Cooking under the bell

What Is Cooking Under the Bell and How Can Be Achieved in a Harrison Oven?

6 September 2020

On a recent trip to Croatia, we travelled to the tiny island of Mljet for some well-earned rest and also to check out a bit of traditional Croatian real fire cooking.

Cooking under the bell

Tavern Barba is one of only two restaurants in Prozura Luka – a beautiful, quiet bay that is home to only one other business - a boat-hire shop.

like us, our host, Ivan is passionate about only cooking with fire and introduced us to the traditional Balkan way of doing things, mainly ‘roasting under the bell’, which is how slow-cooking is done when you have the weather and a large outdoor, open fireplace/stone bbq area. This set-up is at the heart of every traditional Balkan household and is where families gather to prepare meals and spend quality time together.

What Is Cooking Under the Bell and How Can Be Achieved in a Harrison Oven?

The bell is originally called peka and is often used to slow-cook lamb or octopus (if near the sea), potatoes and other vegetables and bread. As with all real-fire cooking, food prepared this way has a really unique flavour, which is helped by the fact that the peka concentrates flavours and aromas under its top.

Food cooked ‘under the bell’ could be described as part roasted / part steamed and many households do still own bells for baking and prepare their food this way, but it’s usually saved for holidays and important events.

How It’s Done

Meat or fish is put in a large, shallow round baking pan. A little bit of oil is added, along with spices, and then the meat is covered with large domed clay or metal bell.

A fire is then on the board of the stone barbecue. When there is enough hot coal, the entire bell (with food inside) is put on it and cover the lid with some more hot coals, so that it is baked from under and above, so is using radiant heat, just like the charged stainless steel walls of a Harrison oven.

In the same way as food slow cooks in a Harrison, the meat slowly cooks in its own juices. After 45 minutes, vegetables are added, so they don’t get overcooked (meat takes more time to cook), but you can cook it all together (my family does it this way). Spare hot coals are kept on the side of the fireplace so that you can add more of them while it’s baking. Cooking time is usually 1.5 to 2 hours.

We tried the traditional lamb and vegetable dish and it was absolutely delicious. 

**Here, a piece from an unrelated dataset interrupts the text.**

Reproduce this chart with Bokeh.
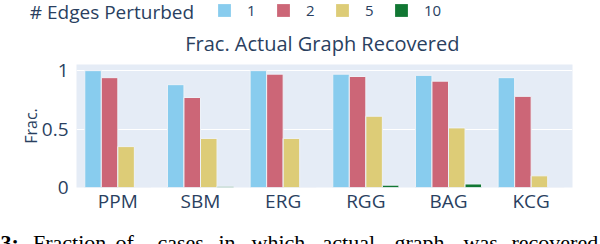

What Is Cooking Under the Bell and How Can Be Achieved in a Harrison Oven?

Serves: 6


  • 2.5 kg lamb meat
  • 1 kg potatoes
  • 2 × tomatoes
  • 1 apple
  • 2 × large onions
  • rosemary leaves
  • sea salt-to taste
  • 1 cup white wine or water
  • 5 tbsp sunflower oil


  1. Halve all vegetables and put everything together in a large cast-iron casserole dish and season with sea salt and oil.
  2. After a full service of using your Harrison at heats of 250ºC, simply place the dish in the middle of the oven and leave overnight. The ambient heat will slowly cook it for you over 6-8 hours as the oven cools.
  3. Go home to bed – wake up, get to your work kitchen and be greeted with the wonderful aroma of slow-cooked lamb and veg.

Alternatively, if you own a Harrison Icon, you can use the top chamber to slow cook your lamb and veg, while you carry on with service in your bottom chamber.